Roj detention camp in northeastern Syria holds families of militants suspected of having links to the so-called “Islamic State” group (IS).
“We have a very firm view that we won’t be providing assistance or repatriation,” Albanese told national broadcaster ABC on Tuesday.
“We have no sympathy, frankly, for people who travelled overseas in order to participate in what was an attempt to establish a caliphate to undermine and destroy our way of life,” he said.
“It is unfortunate that children are impacted by this as well, but we are not providing any support.”
Australians released from Roj camp forced to turn back
Albanese’s remarks come a day after a group of Australian women and children released from Roj camp on Monday were forced to return to the detention center.
The 34 women and children from 11 families were travelling from the camp to the Syrian capital, Damascus. They hoped from there to organize their journey back to Australia.
But the families were forced to return to the camp after Syrian government authorities wouldn’t allow them to continue their journey, Australian media reported.

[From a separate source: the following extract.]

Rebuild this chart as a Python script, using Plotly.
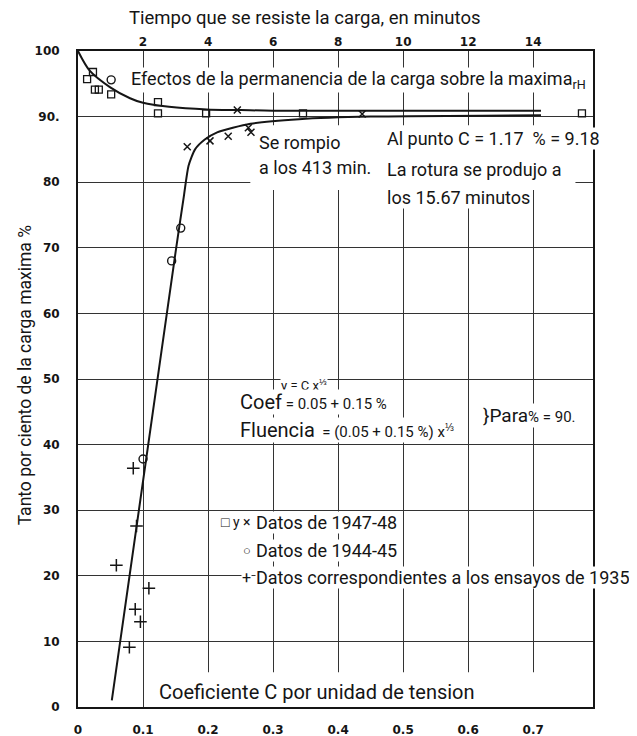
import plotly.graph_objects as go

# ---------------- data ----------------
# Upper curve: effect of load duration (top axis, minutes)
upper_curve_min = [0, 0.36, 0.98, 1.6, 2.0, 2.8, 3.96, 5.0, 6.0, 14.24]
upper_curve_pct = [100, 97.0, 94.5, 92.8, 92.1, 91.5, 91.1, 91.0, 90.9, 90.9]

# Datos de 1947-48 (squares and crosses) on the time axis
sq_min = [0.28, 0.46, 0.52, 0.64, 1.02, 2.46, 2.46, 3.94, 6.92, 15.5]
sq_pct = [95.7, 96.8, 94.1, 94.1, 93.4, 92.2, 90.5, 90.5, 90.5, 90.5]
xt_min = [4.9, 8.74]
xt_pct = [91.0, 90.4]

# Lower curve: percentage vs coefficient C (bottom axis)
lower_curve_c = [0.052, 0.108, 0.151, 0.163, 0.170, 0.180, 0.195, 0.214, 0.265, 0.34, 0.45, 0.712]
lower_curve_pct = [1, 40, 70, 78, 82.5, 85.0, 86.5, 87.6, 88.9, 89.6, 90.0, 90.2]

# Datos de 1947-48 crosses near the bend
xc_c = [0.168, 0.203, 0.231, 0.262, 0.266]
xc_pct = [85.4, 86.3, 87.0, 88.3, 87.6]

# Datos de 1944-45 (circles)
ci_c = [0.051, 0.100, 0.144, 0.158]
ci_pct = [95.6, 37.8, 68.0, 73.0]

# Datos de 1935 (plus)
pl_c = [0.085, 0.090, 0.059, 0.109, 0.088, 0.096, 0.079]
pl_pct = [36.4, 27.6, 21.6, 18.1, 14.9, 13.0, 9.1]

x_ticks = [0, 0.1, 0.2, 0.3, 0.4, 0.5, 0.6, 0.7]
x_ticktext = ["0", "0.1", "0.2", "0.3", "0.4", "0.5", "0.6", "0.7"]
top_ticks = [2, 4, 6, 8, 10, 12, 14]
top_ticktext = ["2", "4", "6", "8", "10", "12", "14"]
y_ticks = [0, 10, 20, 30, 40, 50, 60, 70, 80, 90, 100]
y_ticktext = ["0", "10", "20", "30", "40", "50", "60", "70", "80", "90.", "100"]

X_MAX = 0.792
INK = "#151515"
GRID = "#333333"
FONT = "Roboto, Liberation Sans, sans-serif"
NUMF = "DejaVu Sans, sans-serif"

fig = go.Figure()

fig.add_trace(go.Scatter(x=upper_curve_min, y=upper_curve_pct, xaxis="x2", yaxis="y",
                         mode="lines", line=dict(color=INK, width=2, shape="spline", smoothing=0.8),
                         showlegend=False, hoverinfo="skip"))
fig.add_trace(go.Scatter(x=lower_curve_c, y=lower_curve_pct, mode="lines",
                         line=dict(color=INK, width=2, shape="spline", smoothing=0.6),
                         showlegend=False, hoverinfo="skip"))
fig.add_trace(go.Scatter(x=sq_min, y=sq_pct, xaxis="x2", mode="markers",
                         marker=dict(symbol="square-open", size=7, color=INK, line=dict(width=1.3)),
                         showlegend=False, cliponaxis=False))
fig.add_trace(go.Scatter(x=xt_min, y=xt_pct, xaxis="x2", mode="markers",
                         marker=dict(symbol="x-thin-open", size=7, color=INK, line=dict(width=1.5, color=INK)),
                         showlegend=False))
fig.add_trace(go.Scatter(x=xc_c, y=xc_pct, mode="markers",
                         marker=dict(symbol="x-thin-open", size=7, color=INK, line=dict(width=1.5, color=INK)),
                         showlegend=False))
fig.add_trace(go.Scatter(x=ci_c, y=ci_pct, mode="markers",
                         marker=dict(symbol="circle-open", size=8, color=INK, line=dict(width=1.4)),
                         showlegend=False))
fig.add_trace(go.Scatter(x=pl_c, y=pl_pct, mode="markers",
                         marker=dict(symbol="cross-thin-open", size=9, color=INK, line=dict(width=1.5, color=INK)),
                         showlegend=False))

annotations = []


def txt(x, y, text, size=18, xanchor="left", bg="white", **kw):
    annotations.append(dict(x=x, y=y, xref="x", yref="y", text=text, showarrow=False,
                            xanchor=xanchor, yanchor="middle", bgcolor=bg, borderpad=0,
                            font=dict(family=FONT, size=size, color=INK), **kw))


txt(0.080, 95.6, "Efectos de la permanencia de la carga sobre la maxima<sub>rH</sub>")
txt(0.277, 86.1, "Se rompio")
txt(0.277, 82.2, "a los 413 min.")
txt(0.474, 86.7, "Al punto C = 1.17  % = 9.18")
txt(0.474, 82.0, "La rotura se produjo a")
txt(0.474, 77.6, "los 15.67 minutos")
txt(0.311, 49.1, "y = C x<sup>⅓</sup>", size=13)
txt(0.248, 46.5, "Coef<span style='font-size:15px'> = 0.05 + 0.15 %</span>", size=20)
txt(0.248, 42.2, "Fluencia<span style='font-size:15px'>  = (0.05 + 0.15 %) x<sup>⅓</sup></span>", size=20)
txt(0.622, 44.4, "}Para<span style='font-size:15px'>% = 90.</span>", size=19)
txt(0.268, 28.2, "□ y ×", size=14, xanchor="right")
txt(0.272, 28.2, "Datos de 1947-48")
txt(0.268, 23.9, "○", size=13, xanchor="right")
txt(0.272, 23.9, "Datos de 1944-45")
txt(0.268, 19.7, "+", size=16, xanchor="right")
txt(0.272, 19.7, "Datos correspondientes a los ensayos de 1935")
txt(0.368, 2.3, "Coeficiente C por unidad de tension", size=20, xanchor="center")

annotations.append(dict(x=0.44, y=1.05, xref="paper", yref="paper", showarrow=False,
                        text="Tiempo que se resiste la carga, en minutos",
                        font=dict(family=FONT, size=18.5, color=INK),
                        xanchor="center", yanchor="middle"))
annotations.append(dict(x=-0.103, y=0.507, xref="paper", yref="paper", showarrow=False,
                        text="Tanto por ciento de la carga maxima %", textangle=-90,
                        font=dict(family=FONT, size=17.5, color=INK),
                        xanchor="center", yanchor="middle"))

# white patches where the hand-drawn grid is interrupted (above grid, below data)
shapes = [
    dict(type="rect", xref="x", yref="y", x0=0.265, x1=0.765, y0=78.8, y1=88.7,
         fillcolor="white", line=dict(width=0), layer="between"),
    dict(type="rect", xref="x", yref="y", x0=0.15, x1=X_MAX, y0=0, y1=5.3,
         fillcolor="white", line=dict(width=0), layer="between"),
]

fig.update_layout(
    template="none",
    width=629, height=728,
    margin=dict(l=70, r=44, t=43, b=29, autoexpand=False),
    paper_bgcolor="white", plot_bgcolor="white",
    annotations=annotations,
    shapes=shapes,
    xaxis=dict(range=[0, X_MAX], tickvals=x_ticks, ticktext=x_ticktext, showgrid=True,
               gridcolor=GRID, gridwidth=1.3, zeroline=False, showline=True, linecolor=INK,
               linewidth=2, mirror=True, ticks="", ticklabelstandoff=11, automargin=False,
               tickfont=dict(family=NUMF, size=12, color=INK, weight="bold")),
    xaxis2=dict(range=[0, X_MAX * 20], overlaying="x", side="top", tickvals=top_ticks,
                ticktext=top_ticktext, showgrid=False, zeroline=False, showline=False,
                ticks="", ticklabelstandoff=2, automargin=False,
                tickfont=dict(family=NUMF, size=12, color=INK, weight="bold")),
    yaxis=dict(range=[0, 100], tickvals=y_ticks, ticktext=y_ticktext, showgrid=True,
               gridcolor=GRID, gridwidth=1.3, zeroline=False, showline=True, linecolor=INK,
               linewidth=2, mirror=True, ticks="", ticklabelstandoff=14, automargin=False,
               tickfont=dict(family=NUMF, size=12, color=INK, weight="bold")),
)

fig.write_html("out.html")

The convoy was being escorted by Kurdish security forces, ABC reported. The Kurdish-led Syrian Democratic Forces (SDF) still controlled Roj camp at least up until a recent agreement to integrate into the Syrian army after losing swathes of territory to Syrian government forces in January.
Roj camp director Hakmiyeh Ibrahim stressed that the planned repatriations were being organized by the families of the women and children detained at Roj and not by Australian authorities.
He said the women and children who had been returned on Monday were the last Australians in the camp.
Who is held at Syria’s Roj camp?
Roj camp holds the foreign wives, widows and children of people who have supposed links to the Islamic State extremist group.
Many have been in the camp since late 2018 and early 2019 when the SDF seized former IS territory with support from a US-led coalition.
None of those held in the camps has been charged with crimes.
The detention center held around 2,400 women and children when journalists visited in January, although it is unclear how many may have been released since then.
They come from some 40 to 50 countries, with Russians making up the largest share, camp officials told US broadcaster CNN in January.
Last month, the Syrian government said it planned to permanently close Roj, as well as al-Hol detention camp, although a large number of al-Hol residents had already left by Sunday.
Calls for repatriation of children amid worsening security
Rights groups have repeatedly warned of the dire conditions at Roj camp and called on countries to repatriate the women and children living there. Human Rights Watch has previously called the conditions in Roj and other detention camps “so dire they may amount to torture.”
In 2024, Australia’s High Court refused to hear an application to bring home Australian women and children held in Syria.
Save the Children, who brought the case, said at the time that Australia had a moral obligation to bring the families home.
More recently, amid reports of a breakdown of the security situation inside and around Roj and al-Hol camps, Save the Children said it was deeply concerned about the safety and well-being of children living in such camps.
“Every hour without clear protection measures increases the risk of children being harmed, exploited or coerced by armed actors,” Save the Children said in a statement in late January.
“Children must never be treated as instruments of conflict or punished because of perceived family affiliation.”
The Swedish rights organization Repatriate the Children has also called for governments to end arbitrary detention by taking responsibility for their own nationals through repatriations.
“Children belong in schools, in families, and in protective environments, not in camps shaped by conflict and war,” spokesperson Beatrice Eriksson told news site Middle East Eye last week.
Australia, UK previously repatriated IS family members
Like Australia, few countries have been willing to repatriate the detainees.
The Times, a British newspaper, reported in January that Britain had repatriated six women and nine children from camps in recent years.
Most of those repatriated have been women who were taken or travelled to Syria when they were under 18, The Times said.
Australia’s Albanese government previously repatriated 13 children along with their 4 mothers in October 2022.
Eight Australian children were brought home in 2019 by the previous government.